Sen. Murkowski: Roadless Rule Makes No Sense for Alaska
Introduces Bill Exempting Tongass, Chugach National Forests from Roadless Rule
Washington, D.C. – U.S. Sen. Lisa Murkowski, R-Alaska, introduced legislation Tuesday to exempt Alaska’s national forests from the roadless rule to ensure that affected communities can economically develop renewable energy and other natural resources on the national forests in Alaska.
“The Forest Service’s application of the roadless rule in the Tongass and Chugach National Forests continues to deny local communities the opportunity to develop their economies and access more affordable energy,” said Murkowski, chairman of the Senate Energy and Natural Resources Committee.

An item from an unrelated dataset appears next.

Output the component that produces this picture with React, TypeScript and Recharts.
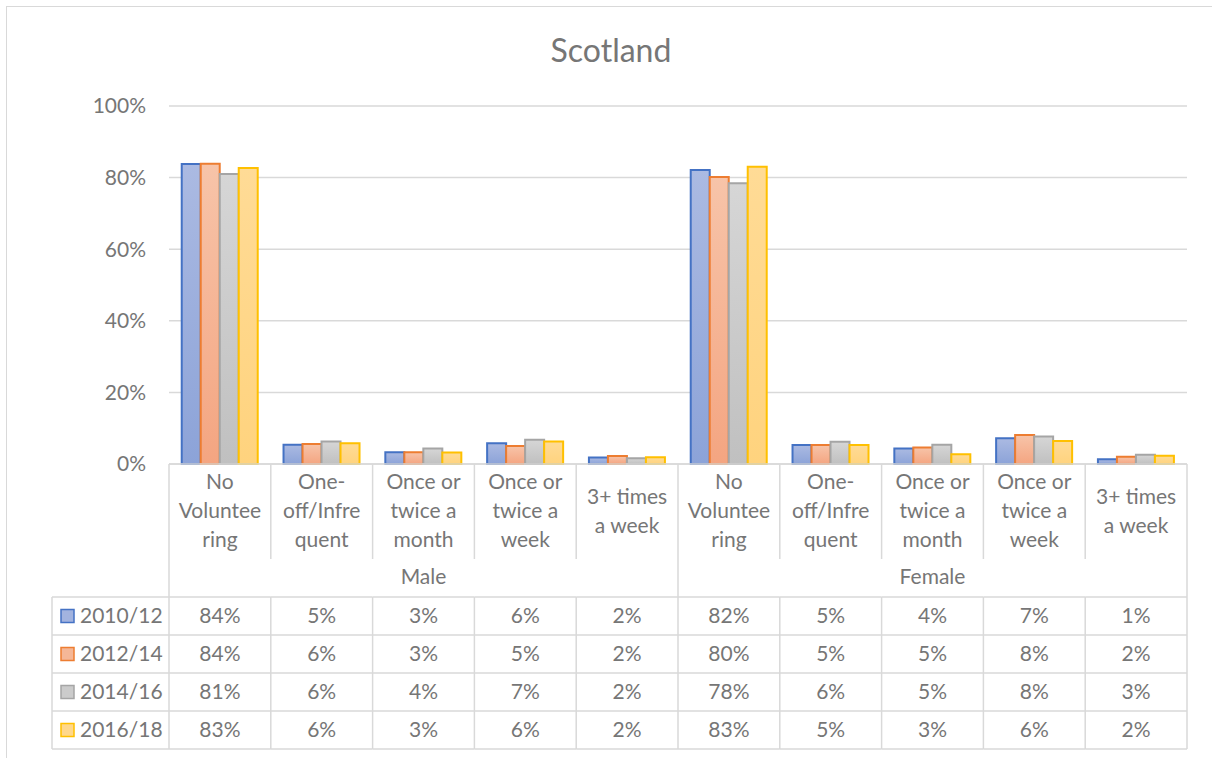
import React from 'react';
import { BarChart, Bar, XAxis, YAxis, CartesianGrid } from 'recharts';

const categories = [
  'No Volunteering', 'One-off/Infrequent', 'Once or twice a month', 'Once or twice a week', '3+ times a week',
  'No Volunteering', 'One-off/Infrequent', 'Once or twice a month', 'Once or twice a week', '3+ times a week',
];
const categoryLines = [
  ['No', 'Voluntee', 'ring'], ['One-', 'off/Infre', 'quent'], ['Once or', 'twice a', 'month'], ['Once or', 'twice a', 'week'], ['3+ times', 'a week'],
  ['No', 'Voluntee', 'ring'], ['One-', 'off/Infre', 'quent'], ['Once or', 'twice a', 'month'], ['Once or', 'twice a', 'week'], ['3+ times', 'a week'],
];
const groups = [
  { name: 'Male', start: 0, count: 5 },
  { name: 'Female', start: 5, count: 5 },
];
const seriesNames = ['2010/12', '2012/14', '2014/16', '2016/18'];
const s2010 = [83.8, 5.4, 3.3, 5.8, 1.8, 82.1, 5.3, 4.3, 7.2, 1.3];
const s2012 = [83.9, 5.6, 3.3, 5.0, 2.2, 80.2, 5.3, 4.6, 8.1, 2.0];
const s2014 = [81.0, 6.3, 4.3, 6.8, 1.6, 78.4, 6.2, 5.4, 7.7, 2.6];
const s2016 = [82.7, 5.8, 3.2, 6.3, 1.9, 83.0, 5.3, 2.7, 6.4, 2.3];
const yTicks = [0, 20, 40, 60, 80, 100];

const seriesValues = [s2010, s2012, s2014, s2016];
const seriesStroke = ['#4472C4', '#ED7D31', '#A5A5A5', '#FFC000'];
const seriesTop = ['#ABBAE2', '#F7C4A9', '#D6D6D6', '#FFDB96'];
const seriesBottom = ['#8CA3D8', '#F4A581', '#C0C0C0', '#FFD37E'];
const seriesLegend = ['#A2B3DF', '#F5B797', '#CBCBCB', '#FFD88C'];

const data = categories.map((c, i) => ({
  key: `${i}`,
  name: c,
  v0: s2010[i],
  v1: s2012[i],
  v2: s2014[i],
  v3: s2016[i],
}));

const FONT = 'Lato, "Open Sans", sans-serif';
const TXT = '#767676';
const LINE = '#D9D9D9';
const LW = 1.5;

const LINE_H = 29;
const LABEL_CENTER = 47;
const LABEL_BOTTOM = 95;
const GROUP_CENTER = 113;
const ROW_TOP = 133;
const ROW_H = 38;
const TEXT_SHIFT = -1.5;

const TableTick = (props: any) => {
  const { x, y, payload, width } = props;
  const n = categories.length;
  const i = props.index ?? payload.index;
  const half = payload && payload.offset > 0 ? payload.offset : (width || 1018) / (2 * n);
  const x0 = x - half;
  const x1 = x + half;
  const lines = categoryLines[i];
  const isGroupStart = groups.some((g) => g.start === i);
  const group = groups.find((g) => g.start === i);
  const els: any[] = [];
  const tableBottom = y + ROW_TOP + ROW_H * seriesNames.length;

  if (isGroupStart) {
    els.push(<line key="lb" x1={x0} x2={x0} y1={y} y2={tableBottom} stroke={LINE} strokeWidth={LW} />);
  } else {
    els.push(<line key="lt" x1={x0} x2={x0} y1={y} y2={y + LABEL_BOTTOM} stroke={LINE} strokeWidth={LW} />);
    els.push(<line key="lbt" x1={x0} x2={x0} y1={y + ROW_TOP} y2={tableBottom} stroke={LINE} strokeWidth={LW} />);
  }
  if (i === n - 1) {
    els.push(<line key="rb" x1={x1} x2={x1} y1={y} y2={tableBottom} stroke={LINE} strokeWidth={LW} />);
  }
  for (let r = 0; r <= seriesNames.length; r++) {
    const yy = y + ROW_TOP + r * ROW_H;
    els.push(<line key={`h${r}`} x1={x0} x2={x1} y1={yy} y2={yy} stroke={LINE} strokeWidth={LW} />);
  }
  lines.forEach((t, k) => {
    const cy = y + LABEL_CENTER + (k - (lines.length - 1) / 2) * LINE_H + TEXT_SHIFT;
    els.push(
      <text key={`l${k}`} x={x} y={cy} textAnchor="middle" dominantBaseline="central" fill={TXT} fontSize={21} fontFamily={FONT}>
        {t}
      </text>
    );
  });
  if (group) {
    const gx = x0 + (group.count * 2 * half) / 2;
    els.push(
      <text key="g" x={gx} y={y + GROUP_CENTER + TEXT_SHIFT} textAnchor="middle" dominantBaseline="central" fill={TXT} fontSize={21} fontFamily={FONT}>
        {group.name}
      </text>
    );
  }
  seriesValues.forEach((vals, r) => {
    const cy = y + ROW_TOP + r * ROW_H + ROW_H / 2 + TEXT_SHIFT;
    els.push(
      <text key={`v${r}`} x={x} y={cy} textAnchor="middle" dominantBaseline="central" fill={TXT} fontSize={21} fontFamily={FONT}>
        {`${Math.round(vals[i])}%`}
      </text>
    );
  });
  if (i === 0) {
    const lx = x0 - 117;
    els.push(<line key="legl" x1={lx} x2={lx} y1={y + ROW_TOP} y2={tableBottom} stroke={LINE} strokeWidth={LW} />);
    for (let r = 0; r <= seriesNames.length; r++) {
      const yy = y + ROW_TOP + r * ROW_H;
      els.push(<line key={`lh${r}`} x1={lx} x2={x0} y1={yy} y2={yy} stroke={LINE} strokeWidth={LW} />);
    }
    seriesNames.forEach((s, r) => {
      const cy = y + ROW_TOP + r * ROW_H + ROW_H / 2;
      els.push(
        <rect key={`ls${r}`} x={lx + 9} y={cy - 6.5} width={13} height={13} fill={seriesLegend[r]} stroke={seriesStroke[r]} strokeWidth={1.5} />
      );
      els.push(
        <text key={`lt${r}`} x={lx + 28} y={cy + TEXT_SHIFT} textAnchor="start" dominantBaseline="central" fill={TXT} fontSize={21} fontFamily={FONT}>
          {s}
        </text>
      );
    });
  }
  return <g>{els}</g>;
};

export default function App() {
  return (
    <div style={{ position: 'absolute', left: 0, top: 0, width: 1212, height: 758, background: '#fff', overflow: 'hidden' }}>
      <div
        style={{
          position: 'absolute', left: 6, top: 6, width: 1230, height: 780,
          border: `1.5px solid ${LINE}`, boxSizing: 'border-box',
        }}
      />
      <div
        style={{
          position: 'absolute', left: 6, width: 1210, top: 30, textAlign: 'center',
          fontFamily: FONT, fontSize: 32, color: TXT, lineHeight: '40px',
        }}
      >
        Scotland
      </div>
      <div style={{ position: 'absolute', left: 0, top: 0 }}>
        <BarChart
          width={1212}
          height={758}
          data={data}
          margin={{ top: 106, right: 25, left: 0, bottom: 0 }}
          barCategoryGap="12.5%"
          barGap={0}
        >
          <defs>
            {seriesStroke.map((_, k) => (
              <linearGradient key={k} id={`grad${k}`} x1="0" y1="0" x2="0" y2="1">
                <stop offset="0%" stopColor={seriesTop[k]} />
                <stop offset="100%" stopColor={seriesBottom[k]} />
              </linearGradient>
            ))}
          </defs>
          <CartesianGrid vertical={false} stroke={LINE} strokeWidth={LW} />
          <XAxis
            dataKey="key"
            height={294}
            interval={0}
            tickLine={false}
            tickSize={0}
            tickMargin={0}
            axisLine={{ stroke: LINE, strokeWidth: LW }}
            tick={<TableTick />}
          />
          <YAxis
            width={169}
            domain={[0, 100]}
            ticks={yTicks}
            tickFormatter={(v: number) => `${v}%`}
            axisLine={false}
            tickLine={false}
            tickSize={0}
            tickMargin={23}
            tick={{ fill: TXT, fontSize: 21, fontFamily: FONT }}
          />
          {seriesNames.map((s, k) => (
            <Bar
              key={s}
              dataKey={`v${k}`}
              name={s}
              fill={`url(#grad${k})`}
              stroke={seriesStroke[k]}
              strokeWidth={2}
              isAnimationActive={false}
            />
          ))}
        </BarChart>
      </div>
    </div>
  );
}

Reinstatement in 2013 of the roadless rule – which prohibits construction of new roads in inventoried unroaded areas – has made efforts to build renewable energy projects, electric transmission lines, mining operations, wood products, and other projects within Alaska’s two national forests nearly impossible because of the lack of access.

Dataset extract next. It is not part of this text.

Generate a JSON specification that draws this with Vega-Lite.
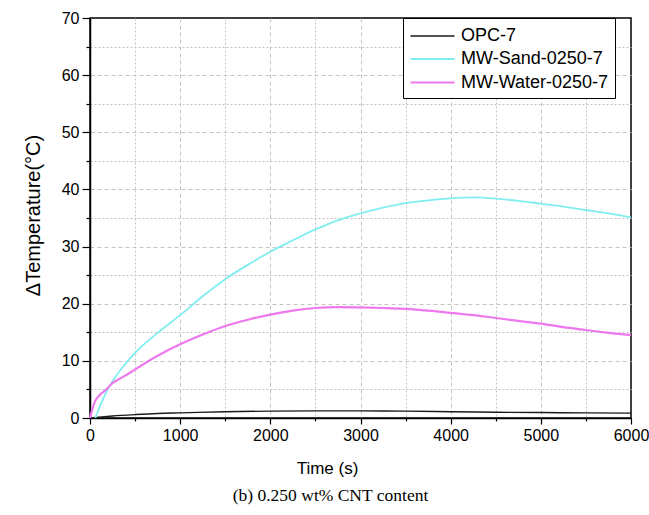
{
  "$schema": "https://vega.github.io/schema/vega-lite/v6.json",
  "width": 541,
  "height": 400,
  "autosize": {"type": "none"},
  "padding": {"left": 90, "top": 18, "right": 18, "bottom": 97},
  "background": "white",
  "config": {
    "view": {"stroke": "black", "strokeWidth": 1.5},
    "font": "Liberation Sans"
  },
  "title": {
    "text": "(b) 0.250 wt% CNT content",
    "orient": "bottom",
    "anchor": "middle",
    "font": "Liberation Serif",
    "fontSize": 17.5,
    "fontWeight": "normal",
    "color": "black",
    "offset": 11,
    "dx": -30
  },
  "data": {
    "values": [
      {"s": "OPC-7", "t": 0, "v": 0},
      {"s": "OPC-7", "t": 100, "v": 0.15},
      {"s": "OPC-7", "t": 250, "v": 0.35},
      {"s": "OPC-7", "t": 500, "v": 0.6},
      {"s": "OPC-7", "t": 750, "v": 0.8},
      {"s": "OPC-7", "t": 1000, "v": 0.9},
      {"s": "OPC-7", "t": 1500, "v": 1.1},
      {"s": "OPC-7", "t": 2000, "v": 1.2},
      {"s": "OPC-7", "t": 2500, "v": 1.25},
      {"s": "OPC-7", "t": 3000, "v": 1.25},
      {"s": "OPC-7", "t": 3500, "v": 1.2},
      {"s": "OPC-7", "t": 4000, "v": 1.1},
      {"s": "OPC-7", "t": 4500, "v": 1.0},
      {"s": "OPC-7", "t": 5000, "v": 0.95},
      {"s": "OPC-7", "t": 5500, "v": 0.9},
      {"s": "OPC-7", "t": 6000, "v": 0.85},
      {"s": "MW-Sand-0250-7", "t": 60, "v": 0},
      {"s": "MW-Sand-0250-7", "t": 100, "v": 1.7},
      {"s": "MW-Sand-0250-7", "t": 150, "v": 3.5},
      {"s": "MW-Sand-0250-7", "t": 213, "v": 5.5},
      {"s": "MW-Sand-0250-7", "t": 300, "v": 7.6},
      {"s": "MW-Sand-0250-7", "t": 400, "v": 9.6},
      {"s": "MW-Sand-0250-7", "t": 500, "v": 11.4},
      {"s": "MW-Sand-0250-7", "t": 750, "v": 14.9},
      {"s": "MW-Sand-0250-7", "t": 1000, "v": 18.0},
      {"s": "MW-Sand-0250-7", "t": 1250, "v": 21.3},
      {"s": "MW-Sand-0250-7", "t": 1500, "v": 24.3},
      {"s": "MW-Sand-0250-7", "t": 1750, "v": 26.8},
      {"s": "MW-Sand-0250-7", "t": 2000, "v": 29.1},
      {"s": "MW-Sand-0250-7", "t": 2250, "v": 31.1},
      {"s": "MW-Sand-0250-7", "t": 2500, "v": 33.0},
      {"s": "MW-Sand-0250-7", "t": 2750, "v": 34.6},
      {"s": "MW-Sand-0250-7", "t": 3000, "v": 35.8},
      {"s": "MW-Sand-0250-7", "t": 3250, "v": 36.8},
      {"s": "MW-Sand-0250-7", "t": 3500, "v": 37.6},
      {"s": "MW-Sand-0250-7", "t": 3750, "v": 38.1},
      {"s": "MW-Sand-0250-7", "t": 4000, "v": 38.45},
      {"s": "MW-Sand-0250-7", "t": 4250, "v": 38.6},
      {"s": "MW-Sand-0250-7", "t": 4500, "v": 38.4},
      {"s": "MW-Sand-0250-7", "t": 4750, "v": 38.0},
      {"s": "MW-Sand-0250-7", "t": 5000, "v": 37.5},
      {"s": "MW-Sand-0250-7", "t": 5250, "v": 37.0},
      {"s": "MW-Sand-0250-7", "t": 5500, "v": 36.4},
      {"s": "MW-Sand-0250-7", "t": 5750, "v": 35.8},
      {"s": "MW-Sand-0250-7", "t": 6000, "v": 35.1},
      {"s": "MW-Water-0250-7", "t": 0, "v": 0},
      {"s": "MW-Water-0250-7", "t": 20, "v": 1.2},
      {"s": "MW-Water-0250-7", "t": 55, "v": 2.9},
      {"s": "MW-Water-0250-7", "t": 100, "v": 3.9},
      {"s": "MW-Water-0250-7", "t": 150, "v": 4.6},
      {"s": "MW-Water-0250-7", "t": 200, "v": 5.3},
      {"s": "MW-Water-0250-7", "t": 240, "v": 6.0},
      {"s": "MW-Water-0250-7", "t": 300, "v": 6.6},
      {"s": "MW-Water-0250-7", "t": 400, "v": 7.5},
      {"s": "MW-Water-0250-7", "t": 500, "v": 8.5},
      {"s": "MW-Water-0250-7", "t": 750, "v": 10.9},
      {"s": "MW-Water-0250-7", "t": 1000, "v": 12.9},
      {"s": "MW-Water-0250-7", "t": 1250, "v": 14.6},
      {"s": "MW-Water-0250-7", "t": 1500, "v": 16.1},
      {"s": "MW-Water-0250-7", "t": 1750, "v": 17.2},
      {"s": "MW-Water-0250-7", "t": 2000, "v": 18.1},
      {"s": "MW-Water-0250-7", "t": 2250, "v": 18.8},
      {"s": "MW-Water-0250-7", "t": 2500, "v": 19.25},
      {"s": "MW-Water-0250-7", "t": 2750, "v": 19.4},
      {"s": "MW-Water-0250-7", "t": 3000, "v": 19.35},
      {"s": "MW-Water-0250-7", "t": 3250, "v": 19.25},
      {"s": "MW-Water-0250-7", "t": 3500, "v": 19.1},
      {"s": "MW-Water-0250-7", "t": 3750, "v": 18.8},
      {"s": "MW-Water-0250-7", "t": 4000, "v": 18.4},
      {"s": "MW-Water-0250-7", "t": 4250, "v": 18.0},
      {"s": "MW-Water-0250-7", "t": 4500, "v": 17.5},
      {"s": "MW-Water-0250-7", "t": 4750, "v": 17.0},
      {"s": "MW-Water-0250-7", "t": 5000, "v": 16.5},
      {"s": "MW-Water-0250-7", "t": 5250, "v": 15.9},
      {"s": "MW-Water-0250-7", "t": 5500, "v": 15.4},
      {"s": "MW-Water-0250-7", "t": 5750, "v": 14.9},
      {"s": "MW-Water-0250-7", "t": 6000, "v": 14.5}
    ]
  },
  "mark": {"type": "line", "interpolate": "monotone"},
  "encoding": {
    "x": {
      "field": "t",
      "type": "quantitative",
      "scale": {"domain": [0, 6000], "nice": false},
      "axis": {
        "title": "Time (s)",
        "titleFont": "Liberation Sans",
        "titleFontSize": 17,
        "titleFontWeight": "normal",
        "titleColor": "black",
        "titleX": 237,
        "titleY": 50,
        "titleAlign": "center",
        "titleBaseline": "middle",
        "values": [0, 500, 1000, 1500, 2000, 2500, 3000, 3500, 4000, 4500, 5000, 5500, 6000],
        "labelExpr": "datum.value % 1000 === 0 ? datum.label : ''",
        "format": "d",
        "labelFontSize": 16,
        "labelColor": "black",
        "labelPadding": 3,
        "labelFlush": false,
        "labelOverlap": false,
        "domainColor": "black",
        "domainWidth": 1.5,
        "tickColor": "black",
        "tickWidth": 1.2,
        "tickSize": {"condition": {"test": "datum.value % 1000 === 0", "value": 6}, "value": 3},
        "grid": true,
        "gridColor": "#c4c4c4",
        "gridWidth": 1,
        "gridDash": {"condition": {"test": "datum.value % 1000 === 0", "value": [4, 3]}, "value": [2, 2]},
        "gridOpacity": {"condition": {"test": "datum.value === 0 || datum.value === 6000", "value": 0}, "value": 1}
      }
    },
    "y": {
      "field": "v",
      "type": "quantitative",
      "scale": {"domain": [0, 70], "nice": false},
      "axis": {
        "title": "ΔTemperature(°C)",
        "titleFont": "Liberation Sans",
        "titleFontSize": 20,
        "titleFontWeight": "normal",
        "titleColor": "black",
        "titleX": -57,
        "titleY": 197,
        "titleAlign": "center",
        "titleBaseline": "middle",
        "titleAngle": 270,
        "values": [0, 5, 10, 15, 20, 25, 30, 35, 40, 45, 50, 55, 60, 65, 70],
        "labelExpr": "datum.value % 10 === 0 ? datum.label : ''",
        "labelFontSize": 16,
        "labelColor": "black",
        "labelPadding": 3,
        "labelFlush": false,
        "labelOverlap": false,
        "domainColor": "black",
        "domainWidth": 1.5,
        "tickColor": "black",
        "tickWidth": 1.2,
        "tickSize": {"condition": {"test": "datum.value % 10 === 0", "value": 8}, "value": 4},
        "grid": true,
        "gridColor": "#c4c4c4",
        "gridWidth": 1,
        "gridDash": {"condition": {"test": "datum.value % 10 === 0", "value": [4, 3]}, "value": [2, 2]},
        "gridOpacity": {"condition": {"test": "datum.value === 0 || datum.value === 70", "value": 0}, "value": 1}
      }
    },
    "color": {
      "field": "s",
      "type": "nominal",
      "scale": {
        "domain": ["OPC-7", "MW-Sand-0250-7", "MW-Water-0250-7"],
        "range": ["#1a1a1a", "#80eef0", "#ee78ee"]
      },
      "legend": {
        "title": null,
        "orient": "none",
        "legendX": 313,
        "legendY": 0,
        "symbolType": "M-1,0L3,0",
        "symbolSize": 484,
        "symbolStrokeWidth": 1.5,
        "labelFont": "Liberation Sans",
        "labelFontSize": 18,
        "labelColor": "black",
        "labelOffset": 27,
        "padding": 6,
        "rowPadding": 2,
        "strokeColor": "black",
        "fillColor": "white"
      }
    },
    "strokeWidth": {
      "field": "s",
      "type": "nominal",
      "scale": {
        "domain": ["OPC-7", "MW-Sand-0250-7", "MW-Water-0250-7"],
        "range": [1.4, 2.2, 2.2]
      },
      "legend": null
    },
    "order": {"field": "t", "type": "quantitative"}
  }
}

Murkowski has repeatedly pressed U.S. Forest Service Chief Tom Tidwell to allow Alaska flexibility in how the roadless rule is applied in the state. Despite repeated promises, though, the Forest Service has made little effort to be more flexible in its application of the roadless rule.
Murkowski’s legislation (S. 631) restores the 2003 Alaska roadless exemption that recognized that this “one size fits all” rule should not apply to Alaska’s national forests.

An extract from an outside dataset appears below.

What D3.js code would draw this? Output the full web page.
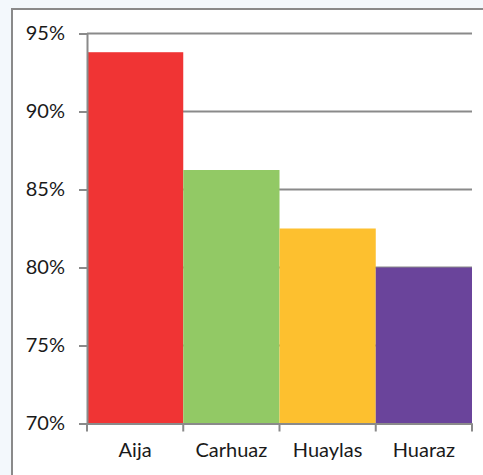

“The roadless rule may make sense in the Lower 48, where there are existing roads and utility lines on national forest lands, but in Alaska – where there is very little, if any, existing infrastructure – it simply makes no sense and is actually counterproductive. Our inability to access to our abundant resources has meant a bleak economic future for many communities,” Murkowski said. “It’s time for that to end. The legislation I’ve introduced allows Alaskans the opportunity to make thoughtful decisions about developing the economic resources on the forested lands that, in many cases, surrounds them on all sides.”
Alaska’s two national forests are the country’s largest. The Tongass National Forest in Southeast Alaska covers 17 million acres, an area the size of West Virginia. The Chugach National Forest covers 5.4 million acres.